Small typo on p. 24, line 1066: author's should be authors' since they are multiple coauthors.

[In the discussion, although entirely optional, might the authors be able to relect upon what their children would have experienced in the context of the pandemic, including greater exposure to secondhand smoke if the family smoked in the home (vs. school), and how that might influence views and activity in the domains of physical activity?]

Many of the aforementioned points shoul be able to be dealt with fairly easily.  

Author Response

We would like to thank the reviewers for their thoughts and suggestions within this first round of review. Within this revision, changes have been made as requested throughout the manuscript. Primarily, a descriptive section has been added regarding how household smoking status was established, and the main limitations such as self-report survey data, and low response rate, have been addressed.

We hope that these additions and amendments address the reviewers’ thoughts and suggestions. We provide a detailed point by point response (attached) and have highlighted the amendments within the submitted manuscript in yellow.

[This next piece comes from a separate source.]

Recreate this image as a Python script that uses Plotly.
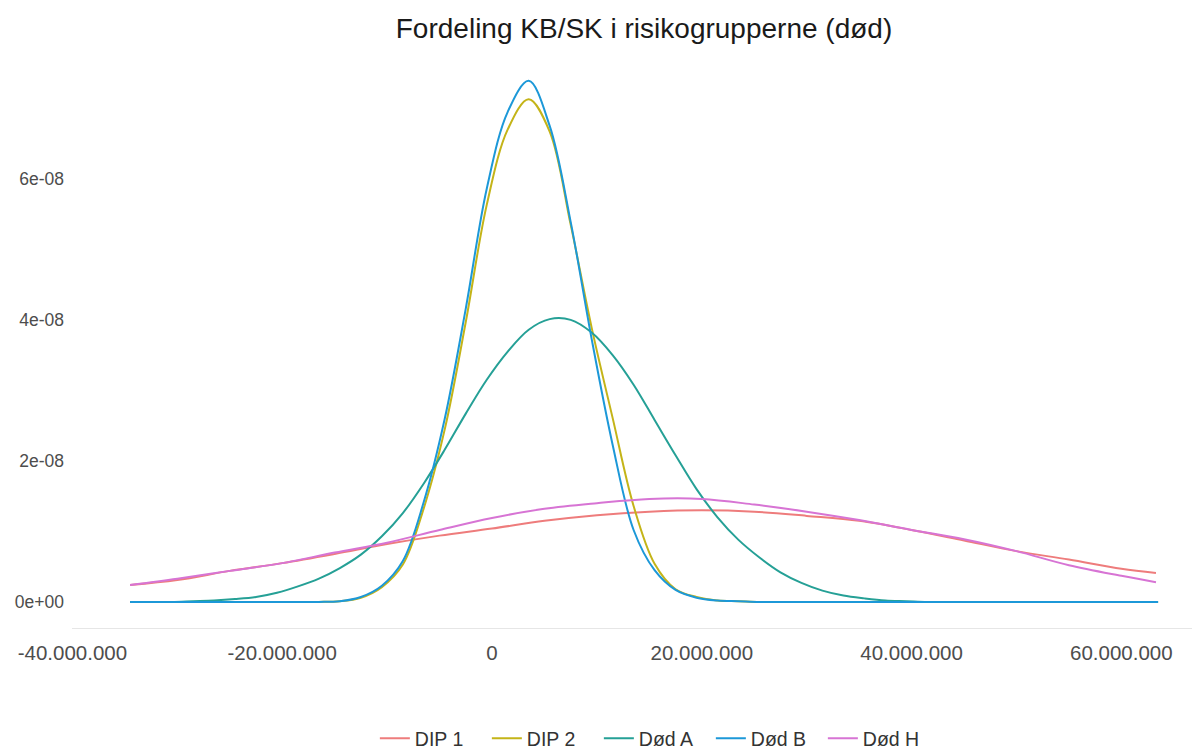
import numpy as np
import plotly.graph_objects as go

# x positions in millions, densities in units of 1e-8
x_narrow = [-34.5, -32.5, -30.5, -28.5, -26.5, -24.5, -22.5, -20.5, -18.5, -16.5,
            -14.5, -12.5, -10.5, -8.5, -6.5, -4.5, -2.5, -0.5, 1.5, 3.5,
            5.5, 7.5, 9.5, 11.5, 13.5, 15.5, 17.5, 19.5, 21.5, 23.5,
            25.5, 27.5, 29.5, 31.5, 33.5, 35.5, 37.5, 39.5, 41.5, 43.5,
            45.5, 47.5, 49.5, 51.5, 53.5, 55.5, 57.5, 59.5, 61.5, 63.5]
dip_2 = [0, 0, 0, 0, 0, 0, 0, 0, 0, 0,
         0.01, 0.06, 0.21, 0.53, 1.33, 2.45, 3.97, 5.63, 6.70, 7.13,
         6.67, 5.35, 3.89, 2.61, 1.36, 0.54, 0.18, 0.07, 0.02, 0.01,
         0, 0, 0, 0, 0, 0, 0, 0, 0, 0,
         0, 0, 0, 0, 0, 0, 0, 0, 0, 0]
dod_a = [0, 0, 0, 0.01, 0.02, 0.04, 0.07, 0.13, 0.22, 0.33,
         0.48, 0.67, 0.93, 1.26, 1.68, 2.16, 2.67, 3.15, 3.55, 3.86,
         4.01, 4.00, 3.82, 3.50, 3.08, 2.58, 2.08, 1.60, 1.20, 0.88,
         0.63, 0.42, 0.27, 0.16, 0.09, 0.05, 0.02, 0.01, 0, 0,
         0, 0, 0, 0, 0, 0, 0, 0, 0, 0]
dod_b = [0, 0, 0, 0, 0, 0, 0, 0, 0, 0,
         0.01, 0.07, 0.23, 0.58, 1.42, 2.60, 4.16, 5.86, 6.95, 7.39,
         6.75, 5.39, 3.73, 2.23, 1.02, 0.45, 0.17, 0.06, 0.02, 0.01,
         0, 0, 0, 0, 0, 0, 0, 0, 0, 0,
         0, 0, 0, 0, 0, 0, 0, 0, 0, 0]

x_wide = [-34.5, -30, -25, -20, -15, -10, -5, 0, 5, 10, 15, 20, 25, 30, 35, 40, 45, 50, 55, 60, 63.3]
dip_1 = [0.24, 0.31, 0.44, 0.55, 0.68, 0.82, 0.94, 1.04, 1.15, 1.23, 1.28, 1.30, 1.28, 1.22,
         1.15, 1.02, 0.87, 0.72, 0.60, 0.47, 0.41]
dod_h = [0.24, 0.33, 0.44, 0.55, 0.70, 0.84, 1.02, 1.19, 1.32, 1.40, 1.46, 1.46, 1.38, 1.28,
         1.16, 1.02, 0.89, 0.72, 0.52, 0.37, 0.28]

x_tickvals = [-40, -20, 0, 20, 40, 60]
x_ticktext = ["-40.000.000", "-20.000.000", "0", "20.000.000", "40.000.000", "60.000.000"]
y_tickvals = [0, 2, 4, 6]
y_ticktext = ["0e+00", "2e-08", "4e-08", "6e-08"]

series = [
    ("DIP 1", x_wide, dip_1, "#EE7C7C"),
    ("DIP 2", x_narrow, dip_2, "#C4B418"),
    ("Død A", x_narrow, dod_a, "#25A096"),
    ("Død B", x_narrow, dod_b, "#1C98D8"),
    ("Død H", x_wide, dod_h, "#D774D4"),
]

XS, YS = 1e6, 1e-8
fig = go.Figure()
for name, xs, ys, col in series:
    fig.add_trace(go.Scatter(
        x=np.array(xs) * XS, y=np.array(ys) * YS, mode="lines", name=name,
        line=dict(color=col, width=2, shape="spline", smoothing=1.0),
    ))

font = "Liberation Sans, Arial, sans-serif"
fig.update_layout(
    width=1200, height=750,
    paper_bgcolor="white", plot_bgcolor="white",
    margin=dict(l=64, r=0, t=46, b=130),
    font=dict(family=font, size=16, color="#4d4d4d"),
    title=dict(text="Fordeling KB/SK i risikogrupperne (død)", x=0.53, xref="container",
               xanchor="center", y=0.973, yanchor="middle", yref="container",
               font=dict(family=font, size=28, color="#1a1a1a")),
    showlegend=True,
    legend=dict(orientation="h", x=0.2666, xanchor="left", y=-0.1934, yanchor="middle",
                entrywidth=67, entrywidthmode="pixels",
                font=dict(family=font, size=19.5, color="#333333"), itemwidth=30),
    xaxis=dict(range=[-40.04e6, 68.26e6], tickvals=[v * XS for v in x_tickvals], ticktext=x_ticktext,
               showgrid=False, zeroline=False, showline=True, linecolor="#e6e6e6", linewidth=1,
               ticks="", ticklabelstandoff=6, tickfont=dict(size=20.5, color="#4d4d4d")),
    yaxis=dict(range=[-0.37e-8, 7.77e-8], tickvals=[v * YS for v in y_tickvals], ticktext=y_ticktext,
               showgrid=False, zeroline=False, showline=False,
               ticks="", ticklabelstandoff=7, tickfont=dict(size=17.5, color="#4d4d4d")),
)

fig.write_html("out.html")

Author Response File: Author Response.docx

Round 2

Reviewer 1 Report

Thank you for providing detailed feedback and amending manuscript.

Author Response

We would like to thank the reviewer and editor for their suggestions within the second round of review. 
The reference has been integrated within the manuscript at lines 73-75 and reads '...and there is consistent evidence that national smoking bans have improved cardiovascular health outcomes, and reduced mortality for associated smoking-related diseases [34].'
We hope this addition addresses the reviewers' suggestion.